PROBLEM STATEMENT: Within the material below, find each line bearing the word "that" and present it.

EXERCISE DATA:

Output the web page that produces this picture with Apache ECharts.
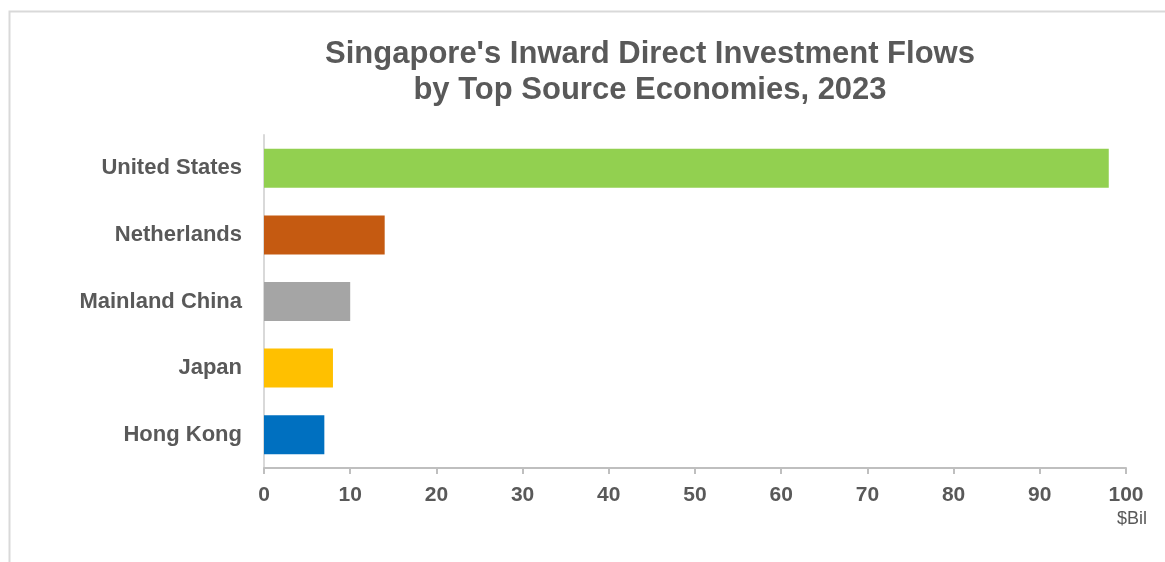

--

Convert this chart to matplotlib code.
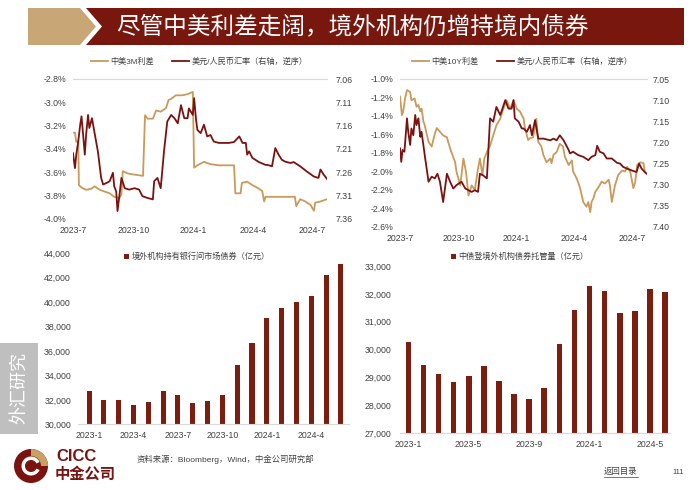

---

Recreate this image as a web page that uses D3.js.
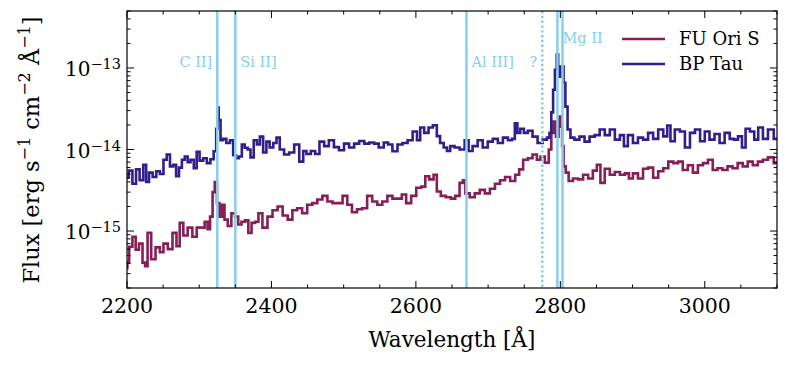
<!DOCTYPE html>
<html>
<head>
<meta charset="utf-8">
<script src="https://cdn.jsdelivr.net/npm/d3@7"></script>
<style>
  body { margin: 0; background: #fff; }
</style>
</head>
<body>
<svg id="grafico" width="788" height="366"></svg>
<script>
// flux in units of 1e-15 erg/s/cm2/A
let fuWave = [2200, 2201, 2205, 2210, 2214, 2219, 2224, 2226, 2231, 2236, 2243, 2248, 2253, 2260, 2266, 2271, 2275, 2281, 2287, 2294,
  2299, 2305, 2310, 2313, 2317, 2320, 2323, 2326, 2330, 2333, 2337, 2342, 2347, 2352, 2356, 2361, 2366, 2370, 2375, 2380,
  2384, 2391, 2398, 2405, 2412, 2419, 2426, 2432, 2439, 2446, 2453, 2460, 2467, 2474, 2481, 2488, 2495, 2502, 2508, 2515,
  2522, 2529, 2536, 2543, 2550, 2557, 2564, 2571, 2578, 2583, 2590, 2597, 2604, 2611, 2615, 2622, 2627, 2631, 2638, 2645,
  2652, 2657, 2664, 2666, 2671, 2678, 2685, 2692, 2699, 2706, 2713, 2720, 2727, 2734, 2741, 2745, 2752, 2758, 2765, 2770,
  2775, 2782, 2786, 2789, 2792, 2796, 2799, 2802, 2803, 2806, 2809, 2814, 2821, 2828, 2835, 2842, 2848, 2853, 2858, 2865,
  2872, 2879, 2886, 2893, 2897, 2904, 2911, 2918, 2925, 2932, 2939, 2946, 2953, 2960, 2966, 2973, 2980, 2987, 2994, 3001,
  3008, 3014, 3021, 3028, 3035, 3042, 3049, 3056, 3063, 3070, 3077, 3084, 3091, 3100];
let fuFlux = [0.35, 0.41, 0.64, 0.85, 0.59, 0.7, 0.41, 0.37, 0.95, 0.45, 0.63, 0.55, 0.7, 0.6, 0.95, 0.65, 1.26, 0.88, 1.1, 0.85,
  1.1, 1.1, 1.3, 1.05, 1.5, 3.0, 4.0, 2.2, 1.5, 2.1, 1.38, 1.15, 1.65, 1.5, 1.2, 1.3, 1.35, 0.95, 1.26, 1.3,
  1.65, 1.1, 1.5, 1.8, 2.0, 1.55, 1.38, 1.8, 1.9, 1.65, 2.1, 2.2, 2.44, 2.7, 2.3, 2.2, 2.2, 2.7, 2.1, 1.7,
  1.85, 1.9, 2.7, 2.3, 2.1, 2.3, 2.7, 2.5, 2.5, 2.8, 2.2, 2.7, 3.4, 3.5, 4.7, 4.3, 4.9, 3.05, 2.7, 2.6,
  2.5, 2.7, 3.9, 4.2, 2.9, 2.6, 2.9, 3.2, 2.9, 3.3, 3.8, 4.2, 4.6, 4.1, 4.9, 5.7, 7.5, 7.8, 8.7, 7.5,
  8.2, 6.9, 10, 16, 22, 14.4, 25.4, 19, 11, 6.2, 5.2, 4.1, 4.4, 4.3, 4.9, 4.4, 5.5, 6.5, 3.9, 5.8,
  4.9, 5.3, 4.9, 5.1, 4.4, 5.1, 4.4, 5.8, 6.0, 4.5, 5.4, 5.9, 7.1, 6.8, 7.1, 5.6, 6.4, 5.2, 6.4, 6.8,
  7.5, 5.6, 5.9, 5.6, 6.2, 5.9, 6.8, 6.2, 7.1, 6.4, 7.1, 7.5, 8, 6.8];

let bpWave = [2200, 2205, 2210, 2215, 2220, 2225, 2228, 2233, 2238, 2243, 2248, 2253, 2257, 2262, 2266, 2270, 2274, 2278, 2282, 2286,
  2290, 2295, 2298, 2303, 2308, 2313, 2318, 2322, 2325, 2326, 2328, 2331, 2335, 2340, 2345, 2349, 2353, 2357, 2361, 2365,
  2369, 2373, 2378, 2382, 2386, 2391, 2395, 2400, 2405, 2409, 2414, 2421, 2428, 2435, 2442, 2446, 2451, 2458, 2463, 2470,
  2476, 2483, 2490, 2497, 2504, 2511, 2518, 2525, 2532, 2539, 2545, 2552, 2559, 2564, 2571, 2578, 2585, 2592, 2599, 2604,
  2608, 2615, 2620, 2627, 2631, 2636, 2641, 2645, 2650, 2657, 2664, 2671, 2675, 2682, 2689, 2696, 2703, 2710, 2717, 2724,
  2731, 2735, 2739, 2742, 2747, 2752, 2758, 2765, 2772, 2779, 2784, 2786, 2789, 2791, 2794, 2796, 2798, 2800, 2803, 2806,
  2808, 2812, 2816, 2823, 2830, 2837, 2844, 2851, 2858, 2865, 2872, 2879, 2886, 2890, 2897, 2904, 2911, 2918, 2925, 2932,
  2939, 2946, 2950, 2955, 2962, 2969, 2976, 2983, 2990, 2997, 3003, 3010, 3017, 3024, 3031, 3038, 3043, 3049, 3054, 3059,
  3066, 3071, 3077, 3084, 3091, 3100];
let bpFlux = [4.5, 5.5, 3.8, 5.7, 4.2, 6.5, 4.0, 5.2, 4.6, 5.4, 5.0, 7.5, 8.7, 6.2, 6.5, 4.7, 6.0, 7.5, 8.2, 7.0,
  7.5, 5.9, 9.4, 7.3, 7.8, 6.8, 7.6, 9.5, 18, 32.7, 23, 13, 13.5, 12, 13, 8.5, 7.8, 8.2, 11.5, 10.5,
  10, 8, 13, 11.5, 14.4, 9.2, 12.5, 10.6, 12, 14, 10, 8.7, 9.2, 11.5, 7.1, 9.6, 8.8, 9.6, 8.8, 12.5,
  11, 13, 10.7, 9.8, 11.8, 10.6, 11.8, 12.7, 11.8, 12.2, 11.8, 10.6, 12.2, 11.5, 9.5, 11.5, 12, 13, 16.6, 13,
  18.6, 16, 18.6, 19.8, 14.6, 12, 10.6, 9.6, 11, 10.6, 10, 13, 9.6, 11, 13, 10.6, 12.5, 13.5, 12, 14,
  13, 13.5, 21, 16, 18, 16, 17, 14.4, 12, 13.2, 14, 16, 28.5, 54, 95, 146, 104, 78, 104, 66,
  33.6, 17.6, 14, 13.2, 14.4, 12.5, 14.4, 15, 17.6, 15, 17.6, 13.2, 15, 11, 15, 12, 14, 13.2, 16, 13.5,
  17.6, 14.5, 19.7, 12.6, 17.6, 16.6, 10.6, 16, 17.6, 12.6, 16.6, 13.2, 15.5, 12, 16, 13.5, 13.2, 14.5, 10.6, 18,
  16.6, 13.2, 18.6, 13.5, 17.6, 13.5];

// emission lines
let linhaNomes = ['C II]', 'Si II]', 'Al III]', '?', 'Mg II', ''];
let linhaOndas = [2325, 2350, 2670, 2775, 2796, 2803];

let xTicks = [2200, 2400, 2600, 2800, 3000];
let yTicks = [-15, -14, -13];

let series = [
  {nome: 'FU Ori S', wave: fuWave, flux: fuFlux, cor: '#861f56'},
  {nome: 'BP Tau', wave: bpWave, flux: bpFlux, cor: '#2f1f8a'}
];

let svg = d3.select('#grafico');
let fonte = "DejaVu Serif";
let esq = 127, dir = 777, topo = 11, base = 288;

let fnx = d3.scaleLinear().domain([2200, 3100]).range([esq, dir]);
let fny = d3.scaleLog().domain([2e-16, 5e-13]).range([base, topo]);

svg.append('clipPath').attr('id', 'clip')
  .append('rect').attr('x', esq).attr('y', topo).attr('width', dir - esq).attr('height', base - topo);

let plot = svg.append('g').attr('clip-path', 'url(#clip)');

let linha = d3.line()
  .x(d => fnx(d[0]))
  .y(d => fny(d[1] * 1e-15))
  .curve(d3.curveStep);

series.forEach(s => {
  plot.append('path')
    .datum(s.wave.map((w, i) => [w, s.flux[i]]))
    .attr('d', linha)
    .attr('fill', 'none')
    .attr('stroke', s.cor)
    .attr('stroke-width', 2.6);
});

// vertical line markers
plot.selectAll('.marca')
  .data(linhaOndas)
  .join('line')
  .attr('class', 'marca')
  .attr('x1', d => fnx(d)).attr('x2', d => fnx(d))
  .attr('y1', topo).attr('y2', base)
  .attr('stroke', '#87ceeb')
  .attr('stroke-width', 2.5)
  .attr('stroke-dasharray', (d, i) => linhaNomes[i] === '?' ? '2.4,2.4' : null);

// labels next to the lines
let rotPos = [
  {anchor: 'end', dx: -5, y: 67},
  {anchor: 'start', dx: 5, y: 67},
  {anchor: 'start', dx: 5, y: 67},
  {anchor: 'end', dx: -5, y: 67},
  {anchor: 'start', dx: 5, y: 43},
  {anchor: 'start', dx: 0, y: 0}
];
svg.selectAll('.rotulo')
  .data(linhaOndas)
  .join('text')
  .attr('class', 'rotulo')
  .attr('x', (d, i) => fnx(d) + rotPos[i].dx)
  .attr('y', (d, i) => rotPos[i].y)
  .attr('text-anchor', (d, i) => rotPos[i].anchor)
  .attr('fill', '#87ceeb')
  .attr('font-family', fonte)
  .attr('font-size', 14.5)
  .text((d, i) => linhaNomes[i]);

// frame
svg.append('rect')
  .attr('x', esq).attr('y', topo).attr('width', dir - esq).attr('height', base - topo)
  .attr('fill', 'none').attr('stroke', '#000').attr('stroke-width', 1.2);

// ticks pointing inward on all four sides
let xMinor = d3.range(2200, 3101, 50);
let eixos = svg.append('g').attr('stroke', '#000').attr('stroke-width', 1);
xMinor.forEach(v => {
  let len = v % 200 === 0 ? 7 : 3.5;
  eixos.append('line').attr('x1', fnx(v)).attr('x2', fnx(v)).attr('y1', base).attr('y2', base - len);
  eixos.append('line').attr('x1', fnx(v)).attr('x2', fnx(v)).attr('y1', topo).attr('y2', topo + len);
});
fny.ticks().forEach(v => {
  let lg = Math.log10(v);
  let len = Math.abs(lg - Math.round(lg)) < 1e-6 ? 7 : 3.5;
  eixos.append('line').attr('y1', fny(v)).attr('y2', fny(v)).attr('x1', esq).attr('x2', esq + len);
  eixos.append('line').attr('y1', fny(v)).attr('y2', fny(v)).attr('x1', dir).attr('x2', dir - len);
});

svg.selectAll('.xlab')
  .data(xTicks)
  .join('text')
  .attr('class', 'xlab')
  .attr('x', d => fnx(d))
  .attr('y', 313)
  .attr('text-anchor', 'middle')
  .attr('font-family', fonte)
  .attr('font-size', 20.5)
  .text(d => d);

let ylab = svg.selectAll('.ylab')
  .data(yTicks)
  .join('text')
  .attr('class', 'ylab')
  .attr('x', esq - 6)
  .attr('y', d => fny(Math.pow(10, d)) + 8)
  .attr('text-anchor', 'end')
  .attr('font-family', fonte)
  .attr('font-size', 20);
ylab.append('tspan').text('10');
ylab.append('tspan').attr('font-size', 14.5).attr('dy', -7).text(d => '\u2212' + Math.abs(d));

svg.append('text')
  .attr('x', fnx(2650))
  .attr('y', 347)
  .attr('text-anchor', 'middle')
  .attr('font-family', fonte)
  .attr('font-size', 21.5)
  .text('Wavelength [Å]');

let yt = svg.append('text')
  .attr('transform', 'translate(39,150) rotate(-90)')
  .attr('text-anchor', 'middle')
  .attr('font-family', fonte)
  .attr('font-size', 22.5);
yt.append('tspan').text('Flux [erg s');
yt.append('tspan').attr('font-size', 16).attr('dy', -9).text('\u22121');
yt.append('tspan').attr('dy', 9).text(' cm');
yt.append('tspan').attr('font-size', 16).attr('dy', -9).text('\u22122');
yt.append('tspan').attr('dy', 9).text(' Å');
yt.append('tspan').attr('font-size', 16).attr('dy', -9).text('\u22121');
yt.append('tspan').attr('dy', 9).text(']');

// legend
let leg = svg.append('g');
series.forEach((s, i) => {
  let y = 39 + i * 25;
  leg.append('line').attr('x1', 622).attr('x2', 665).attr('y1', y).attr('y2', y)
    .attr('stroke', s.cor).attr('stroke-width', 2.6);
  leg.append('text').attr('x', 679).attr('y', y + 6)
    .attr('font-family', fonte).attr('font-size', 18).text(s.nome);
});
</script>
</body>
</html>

EXERCISE RESULT:
Output the web page that produces this picture with Apache ECharts.
Recreate this image as a web page that uses D3.js.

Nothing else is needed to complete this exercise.